Tamara Tessa Eleonora Hoekwater (born 1 May 1972 in Heerlen) is a Dutch singer who performs in Dutch and English. She studied at the Maastricht Academy of Music. From 1992 until 2002 she was the lead singer of pop band Volumia!

After Volumia! she sang at the big band Swing Design. Starting in 2002 she sang in The Jack Million Big-Band, doubling as its manager, performing several times in the United States. On one of these tours, they participated in the Glenn Miller Festival in Clarinda, Iowa. In New York she played with Greg Walker (Santana). At the TV station L1 she presented several programs such as Valuation on Location and Tamara & Birgit.
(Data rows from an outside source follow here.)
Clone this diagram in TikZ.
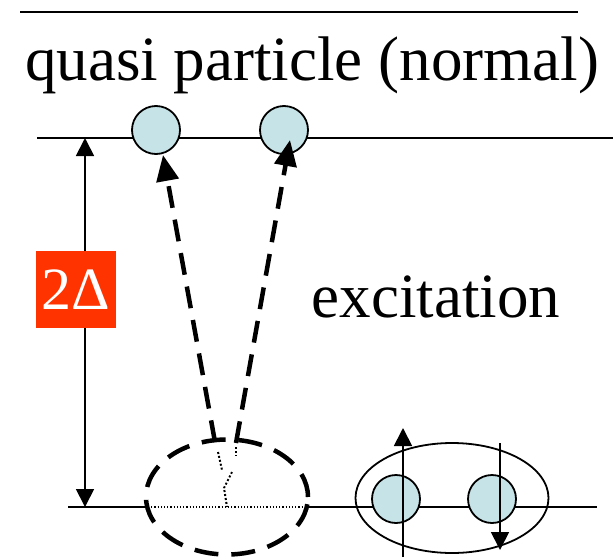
\documentclass[tikz,border=0pt]{standalone}
\usepackage{fontspec}
\setmainfont{Liberation Serif}
\usetikzlibrary{arrows.meta,positioning,shapes.geometric}
\definecolor{qpblue}{RGB}{198,228,232}
\definecolor{gapred}{RGB}{255,51,0}

\begin{document}
\begin{tikzpicture}[x=1pt,y=-1pt,>={Triangle[length=18pt,width=18pt]},
  level/.style={line width=1.8pt},
  qp/.style={circle,draw,line width=1.8pt,fill=qpblue,minimum size=48pt,inner sep=0pt},
  pairring/.style={ellipse,draw,line width=1.8pt,inner sep=0pt},
  cooper/.style={ellipse,draw,line width=4.5pt,dash pattern=on 24pt off 13pt,inner sep=0pt},
  excite/.style={line width=4.5pt,dash pattern=on 22pt off 12pt,-{Triangle[length=26pt,width=22pt]}},
  trace/.style={line width=2pt,dotted},
  big/.style={font=\fontsize{63}{70}\selectfont}]
  \useasboundingbox (0,0) rectangle (613,557);
  % levels
  \coordinate (topL) at (20,12);   \coordinate (topR) at (578,12);
  \coordinate (upL) at (37,138);   \coordinate (upR) at (613,138);
  \coordinate (loL) at (68,507);   \coordinate (loR) at (597,507);
  \coordinate (dotL) at (148,507); \coordinate (dotR) at (306,507);
  \draw[level] (topL) -- (topR);
  \draw[level] (upL) -- (upR);
  \draw[level] (loL) -- (dotL);
  \draw[line width=1.2pt,dotted] (dotL) -- (dotR);
  \draw[level] (dotR) -- (loR);
  \node[big,anchor=base] (title) at (312,80) {quasi particle (normal)};
  % gap
  \coordinate (gapT) at (85,138); \coordinate (gapB) at (85,507);
  \draw[level,<->] (gapT) -- (gapB);
  \node[fill=gapred,text=white,minimum width=80pt,minimum height=77pt,inner sep=0pt,
    font=\fontsize{60}{62}\selectfont] (gap) at (76,289.5) {2Δ};
  % quasi particles
  \node[qp] (qa) at (156,130) {};
  \node[qp] (qb) at (284,130) {};
  % broken pair
  \node[cooper,minimum width=162pt,minimum height=115pt] (broken) at (227,497) {};
  \coordinate (tailA) at (215,442); \coordinate (tipA) at (163,155);
  \coordinate (tailB) at (236,443); \coordinate (tipB) at (290,140);
  \draw[excite] (tailA) -- (tipA);
  \draw[excite] (tailB) -- (tipB);
  \draw[trace] (218,452) -- (222,470);
  \draw[trace] (232,472) -- (224,488) -- (227,507);
  \draw[trace] (236,447) -- (236,456);
  \node[big,anchor=base] (exc) at (436,317) {excitation};
  % bound pair
  \node[pairring,minimum width=193pt,minimum height=110pt] (pair) at (452,498) {};
  \node[qp] (pa) at (396,499) {};
  \node[qp] (pb) at (492,499) {};
  \coordinate (upS) at (403,557); \coordinate (upE) at (403,428);
  \coordinate (dnS) at (500,443); \coordinate (dnE) at (500,550);
  \draw[level,->] (upS) -- (upE);
  \draw[level,->] (dnS) -- (dnE);
\end{tikzpicture}
\end{document}
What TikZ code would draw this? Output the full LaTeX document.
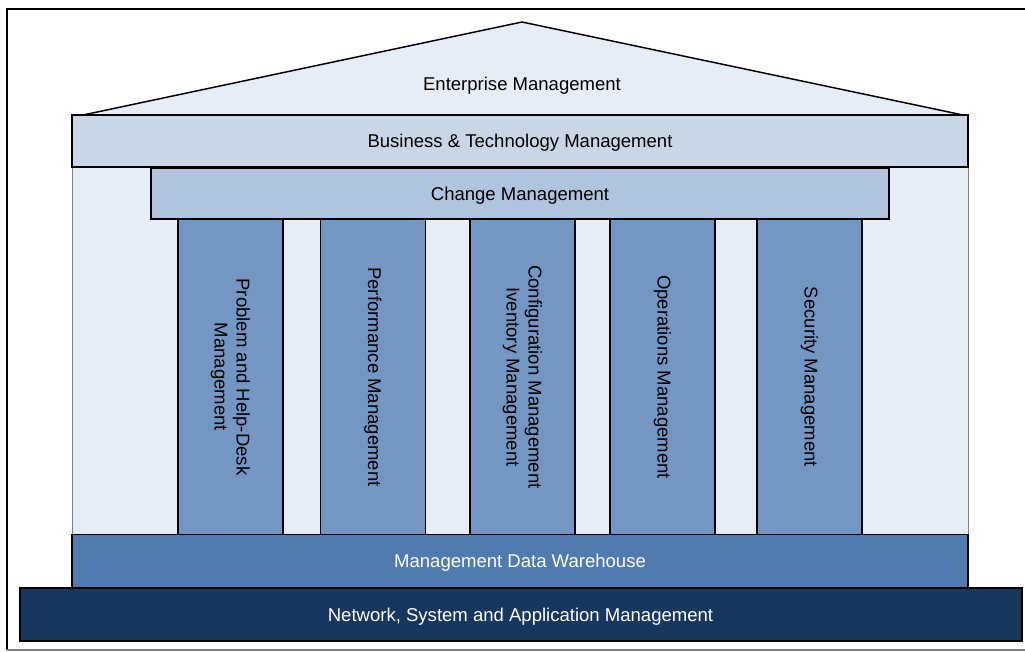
\documentclass[tikz,border=0pt]{standalone}
\usepackage{fontspec}
\setmainfont{Liberation Sans}
\usetikzlibrary{positioning}
\definecolor{roofblue}{HTML}{E6EDF7}
\definecolor{bizblue}{HTML}{C8D6E6}
\definecolor{changeblue}{HTML}{B1C4DD}
\definecolor{pillarblue}{HTML}{7397C2}
\definecolor{wareblue}{HTML}{4F7BAE}
\definecolor{netblue}{HTML}{18375E}
\begin{document}
\begin{tikzpicture}[x=0.75pt,y=-0.75pt,
  slab/.style={draw=black,line width=1.1pt,inner sep=0pt,align=center,
    font=\fontsize{13.9}{16.5}\selectfont},
  beam/.style={slab,text depth=0pt,minimum height=52*0.75pt},
  pillar/.style={slab,fill=pillarblue,rotate=-90,
    minimum width=316*0.75pt,minimum height=105*0.75pt}]
\useasboundingbox (0,0) rectangle (1025,652);
% frame
\draw[line width=1.5pt] (1025,9) -- (7,9) -- (7,650);
\draw[gray,line width=1.1pt] (7,650) -- (1025,650);
% roof and back wall
\draw[fill=roofblue,line width=1.1pt] (83,115) -- (522,22) -- (963,115) -- cycle;
\node[font=\fontsize{13.9}{16.5}\selectfont] (ent) at (522,86) {Enterprise Management};
\draw[gray,fill=roofblue,line width=0.6pt] (72,167) rectangle (968,535);
% beams
\node[beam,fill=bizblue,minimum width=896*0.75pt]
  (btm) at (520,141) {Business \& Technology Management};
\node[beam,fill=changeblue,minimum width=738*0.75pt,minimum height=51*0.75pt]
  (chg) at (520,193.5) {Change Management};
% pillars
\node[pillar] (prob) at (230.5,377) {Problem and Help-Desk\\Management};
\node[pillar] (perf) at (373,377) {Performance Management};
\node[pillar] (conf) at (522.5,377) {Configuration Management\\Iventory Management};
\node[pillar] (oper) at (662.5,377) {Operations Management};
\node[pillar] (secu) at (809.5,377) {Security Management};
% base
\node[beam,fill=wareblue,text=white,minimum width=896*0.75pt,minimum height=53*0.75pt]
  (mdw) at (520,561) {Management Data Warehouse};
\node[beam,fill=netblue,text=white,line width=1.5pt,minimum width=1002*0.75pt,minimum height=53*0.75pt]
  (nsam) at (520.5,614.5) {Network, System and Application Management};
\end{tikzpicture}
\end{document}
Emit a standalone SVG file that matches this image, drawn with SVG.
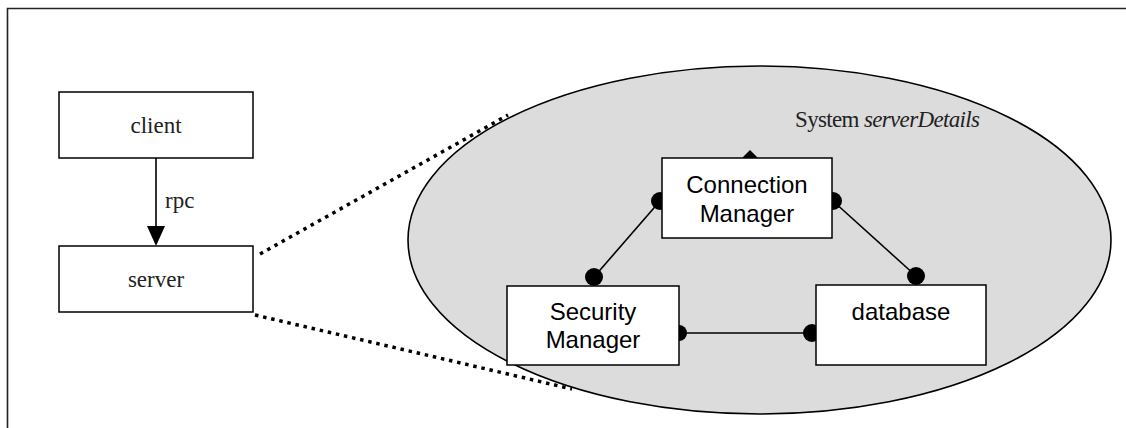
<svg xmlns="http://www.w3.org/2000/svg" width="1126" height="428" viewBox="0 0 1126 428">
<style>
.box{fill:#fff;stroke:#000;stroke-width:1.5}
.serif{font-family:"Liberation Serif",serif;font-size:23px;fill:#222}
.sans{font-family:"Liberation Sans",Arial,sans-serif;font-size:24px;fill:#000;text-anchor:middle}
.ball{fill:#000}
.link{stroke:#000;stroke-width:1.6;fill:none}
.dots{stroke:#000;stroke-width:3.5;stroke-dasharray:3.5 4.8;fill:none}
</style>
<rect width="1126" height="428" fill="#fff"/>
<path d="M7.5,428 V8.5 H1126" fill="none" stroke="#222" stroke-width="1.6"/>

<g id="system">
<ellipse cx="759.5" cy="240" rx="351.5" ry="174" fill="#dcdcdc" stroke="#000" stroke-width="1.6"/>
<text x="795" y="127" class="serif" font-size="21" fill="#333" textLength="185" lengthAdjust="spacing">System <tspan font-style="italic">serverDetails</tspan></text>
</g>

<g id="connectors">
<line x1="156" y1="158" x2="156" y2="226" stroke="#000" stroke-width="1.6"/>
<path d="M147,226 L165,226 L156,246 Z" fill="#000"/>
<text x="165" y="208" class="serif">rpc</text>
<line class="dots" x1="260" y1="254" x2="508" y2="115"/>
<line class="dots" x1="255" y1="315" x2="572" y2="389"/>
<line class="link" x1="594" y1="277" x2="660" y2="201"/>
<line class="link" x1="833" y1="201" x2="916" y2="276"/>
<line class="link" x1="679" y1="333" x2="812" y2="333"/>
<circle class="ball" cx="660" cy="201" r="9"/>
<circle class="ball" cx="833" cy="201" r="9"/>
<circle class="ball" cx="594" cy="277" r="9"/>
<circle class="ball" cx="916" cy="276" r="9"/>
<circle class="ball" cx="679" cy="333" r="8"/>
<circle class="ball" cx="812" cy="333" r="9"/>
<path d="M742,158 L750,150 L758,158 Z" fill="#000"/>
</g>

<g id="client">
<rect class="box" x="59" y="92" width="194" height="66"/>
<text x="156" y="133" class="serif" text-anchor="middle">client</text>
</g>

<g id="server">
<rect class="box" x="59" y="246" width="194" height="66"/>
<text x="156" y="287" class="serif" text-anchor="middle">server</text>
</g>

<g id="connection-manager">
<rect class="box" x="662" y="158" width="170" height="80"/>
<text x="747" y="193" class="sans">Connection</text>
<text x="747" y="222" class="sans">Manager</text>
</g>

<g id="security-manager">
<rect class="box" x="507" y="286" width="172" height="79"/>
<text x="593" y="320" class="sans">Security</text>
<text x="593" y="348" class="sans">Manager</text>
</g>

<g id="database">
<rect class="box" x="816" y="285" width="170" height="80"/>
<text x="901" y="320" class="sans">database</text>
</g>
</svg>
Today she lives in Amsterdam with her husband Björn Stenvers where she works on her jazz career with Cees Hamelink and their Bourgondisch Combo with performances in the Netherlands and abroad. On 3 October 2014 they launched their CD I said yes and in 2019 Sharing Shearing, Professor & Friends in the Faculty Club of the University of Amsterdam (UvA). From 2015-2022 she performed regularly in Russia with the Maynugin Quartet.
From 2016 on she also has a tea- and coffee specialty shop next to the Rembrandt House Museum in Amsterdam.